作家・津本陽氏の遺作となった「深淵の色は 佐川幸義伝」には、気功治療上達のために役立つ示唆に富む言葉が並んでいます。
津本陽氏は、歴史作家や剣豪作家として著名で、非常に多くの作品を世に出しました。
大学に入学し、初めて読んだ本が津本陽氏の作品「下天は夢か」(※織田信長の小説)であり、それだけに津本陽氏の作品には深い感慨があります。
それから氏の数多くの作品を浴びるように読み、多大な影響を受けました。
津本陽氏の最後の作品になったのは、大東流合気柔術の武道家・佐川幸義氏の話です。
大東流合気柔術とは、平たく言えば合気道のような武道です。
90才を超えても誰も太刀打ちできなかったという伝説の人物です。
私も合気道はかじった程度ですが、体験したことがあります。
大東流合気柔術の達人ともなると、物理現象を超えた力で敵を制圧します。
佐川幸義氏のセーターに触れただけで、その相手が数メートルも後方にふっとばされるというエピソードなど、驚愕する不思議な話が残っています。
佐川幸義氏は老境に入り、最後はビンの蓋も開けられないくらい筋力が弱っていましたが、それでも弟子との稽古になると、弟子達は激しく叩き付けられ、一歩間違うと大怪我をしてしまうくらい激しいものだったという話も載っています。
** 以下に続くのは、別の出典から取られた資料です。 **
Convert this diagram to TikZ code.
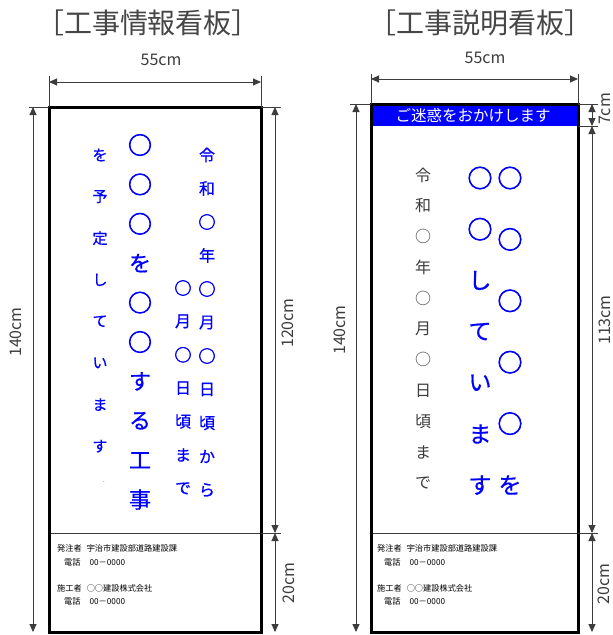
\documentclass[tikz,border=0pt]{standalone}
\usepackage{fontspec}
\setmainfont{Noto Sans CJK JP}
\newfontfamily\circfont{Noto Sans CJK JP}[FakeBold=2.5]
\newfontfamily\bluefont{Noto Sans CJK JP}[FakeBold=0.7]
\usetikzlibrary{arrows.meta}
\definecolor{signblue}{RGB}{0,0,255}
\definecolor{dimgray}{RGB}{60,60,60}
\definecolor{titlegray}{RGB}{70,70,70}
\definecolor{colgray}{RGB}{60,60,60}
\newcommand\bcirc[1]{{\circfont\fontsize{#1}{#1}\selectfont ○}}
\tikzset{
  board/.style={draw=black, line width=3pt},
  divider/.style={draw=dimgray, line width=0.8pt},
  extline/.style={draw=dimgray, line width=0.8pt},
  dimline/.style={draw=dimgray, line width=1pt, {Triangle[length=8pt,width=7pt]}-{Triangle[length=8pt,width=7pt]}},
  title/.style={inner sep=0pt, text=titlegray, font=\fontsize{28}{28}\selectfont},
  dimtext/.style={inner sep=0pt, text=dimgray, font=\fontsize{16}{16}\selectfont},
  smallblue/.style={inner sep=0pt, text=signblue, font=\bluefont\fontsize{15}{15}\selectfont},
  bigblue/.style={inner sep=0pt, text=signblue, font=\bluefont\fontsize{22}{22}\selectfont},
  midblue/.style={inner sep=0pt, text=signblue, font=\bluefont\fontsize{16}{16}\selectfont},
  graychar/.style={inner sep=0pt, text=colgray, font=\fontsize{16}{16}\selectfont},
  bigblueR/.style={inner sep=0pt, text=signblue, font=\bluefont\fontsize{23}{23}\selectfont},
  info/.style={inner sep=0pt, anchor=west, text=black, font=\fontsize{8.2}{8.2}\selectfont},
  bartext/.style={inner sep=0pt, text=white, font=\fontsize{15.5}{15.5}\selectfont},
}
\begin{document}
\begin{tikzpicture}[x=1pt,y=-1pt]
\useasboundingbox[fill=white] (0,0) rectangle (613,635);

% ================= LEFT BOARD =================
\coordinate (LTL) at (49,107);
\coordinate (LBR) at (261,632);
\coordinate (LDL) at (49,533);
\coordinate (LDR) at (261,533);
\draw[divider] (LDL) -- (LDR);
\draw[board] (LTL) rectangle (LBR);

\node[title] (ltitle) at (148,23) {［工事情報看板］};
\node[dimtext] (lw) at (161,60) {55cm};

% width dimension
\coordinate (lwe1) at (49,76);
\coordinate (lwe2) at (261,76);
\coordinate (lwa1) at (49,82);
\coordinate (lwa2) at (261,82);
\coordinate (LTR) at (261,107);
\draw[extline] (lwe1) -- (LTL);
\draw[extline] (lwe2) -- (LTR);
\draw[dimline] (lwa1) -- (lwa2);

% left height dimension
\coordinate (lhe1) at (29,107);
\coordinate (lha1) at (33,107);
\coordinate (lha2) at (33,632);
\draw[extline] (lhe1) -- (LTL);
\draw[dimline] (lha1) -- (lha2);
\node[dimtext, rotate=90] (lh) at (16,332) {140cm};

% right dimensions
\coordinate (lre1) at (281,107);
\coordinate (lre2) at (281,533);
\coordinate (lra1) at (275,107);
\coordinate (lra2) at (275,533);
\coordinate (lra3) at (275,632);
\draw[extline] (LTR) -- (lre1);
\draw[extline] (LDR) -- (lre2);
\draw[dimline] (lra1) -- (lra2);
\draw[dimline] (lra2) -- (lra3);
\node[dimtext, rotate=90] (l120) at (288,323) {120cm};
\node[dimtext, rotate=90] (l20) at (289,583) {20cm};

% columns
\foreach \c [count=\i from 0] in {を,予,定,し,て,い,ま,す}
  \node[smallblue] (la\i) at (100,{155+41.6*\i}) {\c};
\node[smallblue, font=\fontsize{6}{6}\selectfont] (ladot) at (104,482) {.};
\foreach \c [count=\i from 0] in {\bcirc{24},\bcirc{24},\bcirc{24},を,\bcirc{24},\bcirc{24},す,る,工,事}
  \node[bigblue] (lb\i) at (140,{145+39.4*\i}) {\c};
\foreach \c [count=\i from 0] in {\bcirc{17},月,\bcirc{17},日,頃,ま,で}
  \node[midblue] (lc\i) at (183,{288+33.4*\i}) {\c};
\foreach \c [count=\i from 0] in {令,和,\bcirc{17},年,\bcirc{17},月,\bcirc{17},日,頃,か,ら}
  \node[midblue] (ld\i) at (207,{155+33.5*\i}) {\c};

% info
\node[info] (lin1) at (57,548) {発注者\hspace{5pt}宇治市建設部道路建設課};
\node[info] (lin2) at (64,562) {電話\hspace{9pt}00－0000};
\node[info] (lin3) at (57,588) {施工者\hspace{5pt}○○建設株式会社};
\node[info] (lin4) at (64,601) {電話\hspace{9pt}00－0000};

% ================= RIGHT BOARD =================
\coordinate (RTL) at (371,104);
\coordinate (RTR) at (578,104);
\coordinate (RBR) at (578,632);
\coordinate (RBRb) at (578,126);
\coordinate (RDL) at (371,533);
\coordinate (RDR) at (578,533);
\fill[signblue] (RTL) rectangle (RBRb);
\node[bartext] (rbar) at (473,116) {ご迷惑をおかけします};
\draw[divider] (RDL) -- (RDR);
\draw[board] (RTL) rectangle (RBR);

\node[title] (rtitle) at (480,23) {［工事説明看板］};
\node[dimtext] (rw) at (485,58) {55cm};

% width dimension
\coordinate (rwe1) at (371,74);
\coordinate (rwe2) at (578,74);
\coordinate (rwa1) at (371,79);
\coordinate (rwa2) at (578,79);
\draw[extline] (rwe1) -- (RTL);
\draw[extline] (rwe2) -- (RTR);
\draw[dimline] (rwa1) -- (rwa2);

% left height
\coordinate (rhe1) at (350,104);
\coordinate (rha1) at (356,104);
\coordinate (rha2) at (356,632);
\draw[extline] (rhe1) -- (RTL);
\draw[dimline] (rha1) -- (rha2);
\node[dimtext, rotate=90] (rh) at (340,330) {140cm};

% right dims
\coordinate (rre0) at (598,104);
\coordinate (rre1) at (598,126);
\coordinate (rre2) at (598,533);
\coordinate (rra0) at (592,104);
\coordinate (rra1) at (592,126);
\coordinate (rra2) at (592,533);
\coordinate (rra3) at (592,632);
\draw[extline] (RTR) -- (rre0);
\draw[extline] (RBRb) -- (rre1);
\draw[extline] (RDR) -- (rre2);
\draw[dimline] (rra0) -- (rra1);
\draw[dimline] (rra1) -- (rra2);
\draw[dimline] (rra2) -- (rra3);
\node[dimtext, rotate=90] (r7) at (605,109) {7cm};
\node[dimtext, rotate=90] (r113) at (605,320) {113cm};
\node[dimtext, rotate=90] (r20) at (604,584) {20cm};

% columns
\foreach \c [count=\i from 0] in {令,和,○,年,○,月,○,日,頃,ま,で}
  \node[graychar] (ra\i) at (423,{175+30.8*\i}) {\c};
\foreach \c [count=\i from 0] in {\bcirc{25},\bcirc{25},し,て,い,ま,す}
  \node[bigblueR] (rb\i) at (480,{178+51.2*\i}) {\c};
\foreach \c [count=\i from 0] in {\bcirc{25},\bcirc{25},\bcirc{25},\bcirc{25},\bcirc{25},を}
  \node[bigblueR] (rc\i) at (510,{178+61.4*\i}) {\c};

% info
\node[info] (rin1) at (377,548) {発注者\hspace{5pt}宇治市建設部道路建設課};
\node[info] (rin2) at (384,562) {電話\hspace{9pt}00－0000};
\node[info] (rin3) at (377,588) {施工者\hspace{5pt}○○建設株式会社};
\node[info] (rin4) at (384,601) {電話\hspace{9pt}00－0000};
\end{tikzpicture}
\end{document}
この作品は、愛弟子の木村達雄氏のインタビューを基に書かれています。
長年師の薫陶を受けた木村達雄氏も、武道家として非常に高い境地にいるのだと思います。
その木村達雄氏が易の大家である中根光龍師に診てもらった時の話を、同著から引用しここに紹介します。
肉体的にも精神的にも鍛え上げられた木村達雄氏を診たIさんという易家が木村達雄氏を診た時、印象通りの強い卦ばかり出たというのですが、一方Iさんの師である易の大家の中根師は真逆で「随分弱い人だ」と辛辣な評価を下しました。
「弱いから、自分の出来ることを全部出して見せたいのです。この先生(※木村達雄氏のこと)は見せすぎです。自分の力は出来るだけ見せてはいけない。自然にしていて出るものが良いものです。これだけ出来ますと言ってみせるのは、自分が弱いのです」
「目立とう、強くなろうと思ってはいけないのです。これは意識の武術です。意識の武術は、焦り、自己顕示、勝とうと思うこと、世界一とか誰よりも勝ちたいとか、そういう思いを持っていてはだめになってしまいます。自然な心で淡々とやっていく。それが出来ることが上達の道です。自分の邪心が自分をだめにします。天真で自然な心でやるべきです」
大東流合気柔術という武道で更なる高い境地を目指し修行をするのに、強くなろうと思ってはいけないとは禅問答のようなものです。
強さや能力を誇示すること自体が、弱さの表れであると易の大家は言います。
世の中で大衆の尊崇を集めるために、自分がいかにすごい人物であるかを、胸を張ったり腕を組んだりして鼻高々に誇示する人たちはどの分野にもたくさんいます。
私などは、鼻持ちならない安っぽい人物だなと顔を背けたくなりますが、そのような人物を安直にすごい人だと鵜呑みにして追従する人が後を絶ちません。
もう少しよく見極めればいいのにと思いますが、人間が未熟で眼力がないので仕方ありません。
本当にすごい人物はそのオーラを消していますし、自身の能力を吹聴しませんから、なかなかそうであることがわかりません。
そのような人と縁が結ばれるのは、それはその人の人徳がある所以(ゆえん)でしょう。
一方、求道者も強くなろうとか思ってはいけないし、強くなったと慢心してはいけません。
慢心したところで、成長の終わりが来ます。
また当然ながら、誰々よりも上か下かと序列を付けるような思考を持ってはいけないということです。
私も仙人師匠の下で長年修行をしていますが、修行仲間にはこのような序列を付けたがる人がいて閉口しました。
私は弟子中でビリっけつでも全然いいのです。
向き合う相手は神仏であり、修行仲間ではないはずです。
人間界に生きていると、自己顕示欲、自己承認欲求がなかなか抜けません。
嫉妬心にもだえ苦しむ人も少なくありません。
少なくとも求道者であれば、そのようなエゴは捨て去らないと余人が到達し得ない境地にたどり着くことはできないでしょう。
この鑑定をした易の大家の中根師は、易の道でそのような名人と言われる境地に入っていたからこそ、他の技芸や武道における進歩について語ることができたのでしょう。
求道者には示唆に富む言葉です。
武道家のことを語っていますが、気功治療の道を歩む者にも同様に当てはまるものです。
肚に入れて、自己を反省するよすがとしたいものです。